On July 20, 2023, I went into the granary attic in hopes of finding French cradle phones to take to an antique market in Winona, MN.  I encountered a heavy box labeled SaskTel that had not been opened.  It was heavy.  I became curious and found inside these previously undisturbed old Contempras.  I had never taken any out of the small box they were in, packed inside the larger box previously unopened.  These phones had probably been in our granary attic since the 1990s at least.
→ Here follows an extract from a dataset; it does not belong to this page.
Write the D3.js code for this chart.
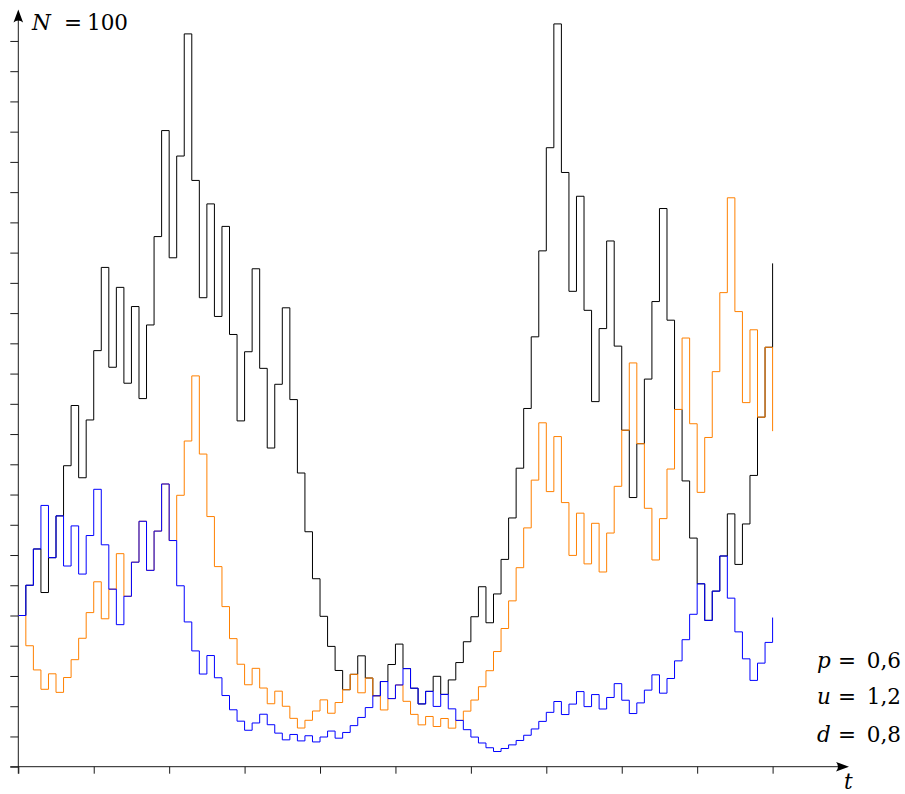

You ask: “does it work?”  Well, it should.  That’s all I know about it.  The phones are untested.  They were made in the time before modular jacks, so the line cords are designed to be wired into 4-prong plugs.  The plugs are not included, so the phones are not ready to plug into a live jack right out of the box.  We have some 4-prong plugs still left from the 1990s and early 2000s, available for $6.00 each.

The label says “Pat. 1967.” I looked one over.  We’ll leave the other unwrapped.  That’s the way you’ll get it.  The dial rotated O.K.

The Contempra is one of the first “dial in the handset” telephones.  Perhaps the Ericofon from the 1950s was the first.